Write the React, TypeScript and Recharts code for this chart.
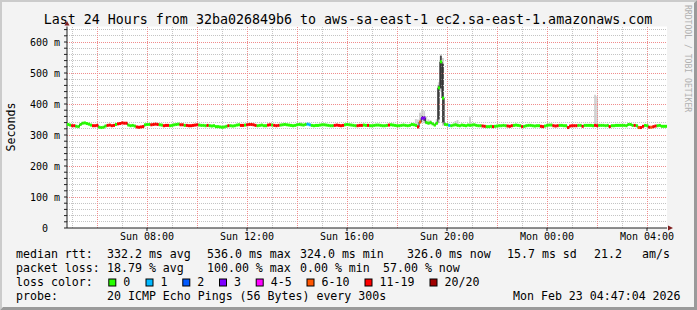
import React from "react";
import { ComposedChart, Line, Bar, XAxis, YAxis, CartesianGrid, ReferenceLine } from "recharts";

// first 5-minute slot starts Sun 04:48, 288 slots = 24h
const START_HOUR = 4.8;
const PER_HOUR = 12;

// median rtt in ms, one value per 5 minutes (rows of 2 hours)
const MEDIAN_MS = [
  334, 332, 330, 330, 328, 327, 334, 338, 339, 337, 335, 332, 330, 330, 331, 325, 324, 325, 329, 331, 332, 330, 331, 334,
  336, 337, 339, 338, 338, 332, 330, 331, 329, 326, 325, 326, 327, 333, 334, 334, 333, 334, 335, 334, 333, 332, 330, 331,
  331, 330, 331, 333, 334, 335, 333, 333, 331, 331, 330, 330, 331, 332, 333, 332, 331, 331, 330, 331, 330, 329, 330, 327,
  327, 326, 325, 326, 328, 330, 330, 329, 330, 332, 333, 331, 331, 332, 333, 334, 334, 333, 331, 330, 331, 332, 330, 330,
  332, 333, 332, 331, 330, 331, 332, 333, 334, 333, 332, 331, 330, 331, 333, 334, 333, 332, 334, 335, 333, 331, 330, 331,
  331, 332, 333, 333, 332, 331, 330, 330, 331, 332, 331, 330, 331, 333, 334, 333, 332, 331, 330, 330, 331, 331, 332, 331,
  331, 330, 330, 331, 332, 332, 331, 330, 330, 331, 332, 333, 332, 331, 330, 330, 331, 332, 331, 330, 331, 334, 333, 331,
  326, 342, 354, 355, 340, 338, 340, 336, 332, 338, 452, 536, 419, 334, 333, 331, 330, 332, 333, 331, 330, 332, 331, 330,
  332, 331, 332, 333, 331, 330, 330, 329, 328, 327, 327, 328, 327, 328, 329, 330, 330, 331, 330, 329, 328, 330, 331, 332,
  331, 330, 327, 328, 330, 331, 331, 330, 329, 330, 330, 328, 327, 329, 331, 332, 332, 330, 329, 330, 331, 331, 330, 330,
  324, 329, 330, 330, 330, 331, 331, 328, 331, 331, 331, 331, 330, 331, 330, 331, 331, 331, 330, 331, 327, 330, 330, 331,
  331, 331, 331, 331, 330, 334, 334, 331, 331, 330, 324, 324, 328, 331, 330, 325, 325, 327, 329, 330, 331, 328, 328, 328,
];

// loss bucket per slot (index into LOSS_COLORS)
const LOSS_CODES = [
  "006600000000666000066660",
  "666660000666600066660066",
  "600000660666666000060000",
  "000006000006606666600000",
  "660666000000000000011000",
  "000000006666600000066600",
  "600000000060000000000000",
  "653300000000000100000000",
  "000000066000600000066600",
  "006000000006600006660000",
  "666660060000066000006000",
  "000000006056600656600000",
];

const LOSS_LABELS = ["0", "1", "2", "3", "4-5", "6-10", "11-19", "20/20"];
const LOSS_COLORS = ["#26ff00", "#00b8ff", "#0059ff", "#7e00ff", "#ff00ff", "#ff5500", "#ff0000", "#a10000"];

// smoke (spread of the 20 pings) where it is visible
const SMOKE_AT = [112, 167, 168, 169, 170, 171, 172, 173, 174, 177, 178, 179, 180, 186, 187, 193, 253, 254];
const SMOKE_LOW = [330, 328, 326, 336, 340, 338, 336, 334, 334, 336, 340, 440, 330, 330, 330, 330, 328, 328];
const SMOKE_HIGH = [342, 352, 350, 372, 382, 378, 360, 351, 348, 352, 470, 560, 548, 345, 348, 359, 430, 425];

const CORE_AT = [170, 171, 178, 179, 180];
const CORE_LOW = [348, 346, 350, 450, 340];
const CORE_HIGH = [362, 360, 460, 556, 530];

const LABEL_HOURS = [8, 12, 16, 20, 24, 28];
const LABEL_TEXT = ["Sun 08:00", "Sun 12:00", "Sun 16:00", "Sun 20:00", "Mon 00:00", "Mon 04:00"];
const MINOR_HOURS = [5, 7, 9, 11, 13, 15, 17, 19, 21, 23, 25, 27];
const MAJOR_HOURS = [6, 8, 10, 12, 14, 16, 18, 20, 22, 24, 26, 28];
const MAJOR_Y = [100, 200, 300, 400, 500, 600];
const MINOR_Y = [20, 40, 60, 80, 120, 140, 160, 180, 220, 240, 260, 280, 320, 340, 360, 380, 420, 440, 460, 480, 520, 540, 560, 580, 620, 640];
const AXIS_Y = [0, 20, 40, 60, 80, 100, 120, 140, 160, 180, 200, 220, 240, 260, 280, 300, 320, 340, 360, 380, 400, 420, 440, 460, 480, 500, 520, 540, 560, 580, 600, 620, 640];

const toSlot = (h: number) => (h - START_HOUR) * PER_HOUR;
const LABEL_TICKS = LABEL_HOURS.map(toSlot);

const LOSS = LOSS_CODES.join("").split("").map(Number);
const rows: any[] = MEDIAN_MS.map((m, i) => ({ t: i + 0.5, median: m, loss: LOSS[i], smoke: null, core: null }));
SMOKE_AT.forEach((i, k) => (rows[i].smoke = [SMOKE_LOW[k], SMOKE_HIGH[k]]));
CORE_AT.forEach((i, k) => (rows[i].core = [CORE_LOW[k], CORE_HIGH[k]]));

const W = 697;
const H = 310;
const PLOT_W = 600;
const STEP = PLOT_W / MEDIAN_MS.length;
const MONO = "'DejaVu Sans Mono', monospace";
const MINOR_GRID = "#c4c4c4";
const MAJOR_GRID = "#f08c8c";

function YTick(props: any) {
  const { x, y, payload } = props;
  const v = payload.value;
  if (v % 100 !== 0) return null;
  return (
    <text x={x} y={y} dy={3.6} textAnchor="end" fontFamily={MONO} fontSize={10} fill="#000" xmlSpace="preserve">
      {v === 0 ? "0  " : `${v} m`}
    </text>
  );
}

function MedianDot(props: any) {
  const { cx, cy, payload, index } = props;
  if (cx == null || cy == null) return null;
  return <rect key={index} x={cx - STEP / 2} y={cy - 1.5} width={STEP + 0.1} height={3} fill={LOSS_COLORS[payload.loss]} />;
}

const STATS = [
  { y: 257.5, parts: [[16, "median rtt:"], [107, "332.2 ms avg"], [207, "536.0 ms max"], [300, "324.0 ms min"], [407, "326.0 ms now"], [507, "15.7 ms sd"], [594, "21.2"], [642, "am/s"]] },
  { y: 271.5, parts: [[16, "packet loss:"], [107, "18.79 % avg"], [207, "100.00 % max"], [300, "0.00 % min"], [383, "57.00 % now"]] },
  { y: 299.5, parts: [[16, "probe:"], [107, "20 ICMP Echo Pings (56 Bytes) every 300s"], [513, "Mon Feb 23 04:47:04 2026"]] },
];
const SWATCH_X = [123.3, 160.5, 197.3, 234, 270.7, 321.5, 379.5, 444.5];

export default function App() {
  return (
    <div style={{ position: "relative", width: W, height: H, background: "#f3f3f3" }}>
      <style>{"body{margin:0}"}</style>
      <ComposedChart width={W} height={H} data={rows} margin={{ top: 26.5, right: 30, bottom: 62, left: 17 }}>
        <XAxis
          dataKey="t"
          type="number"
          domain={[0, 288]}
          allowDataOverflow
          ticks={LABEL_TICKS}
          tickFormatter={(v: number) => LABEL_TEXT[LABEL_TICKS.indexOf(v)] ?? ""}
          height={20}
          tickSize={3}
          tickMargin={2}
          axisLine={{ stroke: "#1f1f1f" }}
          tickLine={{ stroke: "#1f1f1f" }}
          tick={{ fontFamily: MONO, fontSize: 10, fill: "#000" }}
        />
        <XAxis xAxisId="core" dataKey="t" type="number" domain={[0, 288]} allowDataOverflow hide />
        <YAxis
          type="number"
          domain={[0, 650]}
          allowDataOverflow
          ticks={AXIS_Y}
          width={50}
          tickSize={3}
          tickMargin={4}
          interval={0}
          axisLine={{ stroke: "#1f1f1f" }}
          tickLine={{ stroke: "#1f1f1f" }}
          tick={<YTick />}
        />
        <CartesianGrid fill="#ffffff" horizontal={false} vertical={false} />
        {MINOR_HOURS.map((h) => (
          <ReferenceLine key={`mx${h}`} x={toSlot(h)} stroke={MINOR_GRID} strokeDasharray="1 1" shapeRendering="crispEdges" />
        ))}
        {MINOR_Y.map((v) => (
          <ReferenceLine key={`my${v}`} y={v} stroke={MINOR_GRID} strokeDasharray="1 1" shapeRendering="crispEdges" />
        ))}
        {MAJOR_HOURS.map((h) => (
          <ReferenceLine key={`Mx${h}`} x={toSlot(h)} stroke={MAJOR_GRID} strokeDasharray="1 1" shapeRendering="crispEdges" />
        ))}
        {MAJOR_Y.map((v) => (
          <ReferenceLine key={`My${v}`} y={v} stroke={MAJOR_GRID} strokeDasharray="1 1" shapeRendering="crispEdges" />
        ))}
        <Bar dataKey="smoke" fill="#d2d2d2" barSize={STEP} isAnimationActive={false} />
        <Bar xAxisId="core" dataKey="core" fill="#4a4a4a" barSize={STEP} isAnimationActive={false} />
        <Line
          dataKey="median"
          type="step"
          stroke="#202020"
          strokeWidth={1}
          dot={MedianDot}
          activeDot={false}
          isAnimationActive={false}
        />
      </ComposedChart>
      <svg width={W} height={H} style={{ position: "absolute", left: 0, top: 0, pointerEvents: "none" }}>
        <polygon points={`0,0 ${W},0 ${W - 2},2 2,2 2,${H - 2} 0,${H}`} fill="#cbcbcb" />
        <polygon points={`${W},0 ${W},${H} 0,${H} 3,${H - 3} ${W - 3},${H - 3} ${W - 3},3`} fill="#9a9a9a" />
        <text x={348} y={23.5} textAnchor="middle" fontFamily={MONO} fontSize={13.3} fill="#000">
          Last 24 Hours from 32ba026849b6 to aws-sa-east-1 ec2.sa-east-1.amazonaws.com
        </text>
        <text x={14.5} y={127} transform="rotate(-90 14.5 127)" textAnchor="middle" fontFamily={MONO} fontSize={11.6} fill="#000">
          Seconds
        </text>
        <text x={685} y={5} transform="rotate(90 685 5)" fontFamily={MONO} fontSize={8.1} fill="#b0b0b0">
          RRDTOOL / TOBI OETIKER
        </text>
        <polygon points="64.5,25.5 69.5,25.5 67,21" fill="#7f1f1f" />
        <polygon points="668,225.5 668,230.5 673,228" fill="#7f1f1f" />
        {STATS.map((row) =>
          row.parts.map(([x, s]) => (
            <text key={`${row.y}-${x}`} x={x as number} y={row.y} fontFamily={MONO} fontSize={11.6} fill="#000" xmlSpace="preserve">
              {s}
            </text>
          ))
        )}
        <text x={16} y={285.5} fontFamily={MONO} fontSize={11.6} fill="#000">loss color:</text>
        {LOSS_LABELS.map((lab, k) => (
          <g key={lab}>
            <rect x={SWATCH_X[k] - 14.5} y={279} width={7} height={7} fill={LOSS_COLORS[k]} stroke="#000" strokeWidth={1} />
            <text x={SWATCH_X[k]} y={285.5} fontFamily={MONO} fontSize={11.6} fill="#000">{lab}</text>
          </g>
        ))}
      </svg>
    </div>
  );
}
++++
Exercise instructions — In the data above, please extract the lines from the first one through the line with "const PER_HOUR = 12;", exactly, and keep pictures out.

Written response —
Write the React, TypeScript and Recharts code for this chart.
import React from "react";
import { ComposedChart, Line, Bar, XAxis, YAxis, CartesianGrid, ReferenceLine } from "recharts";

// first 5-minute slot starts Sun 04:48, 288 slots = 24h
const START_HOUR = 4.8;
const PER_HOUR = 12;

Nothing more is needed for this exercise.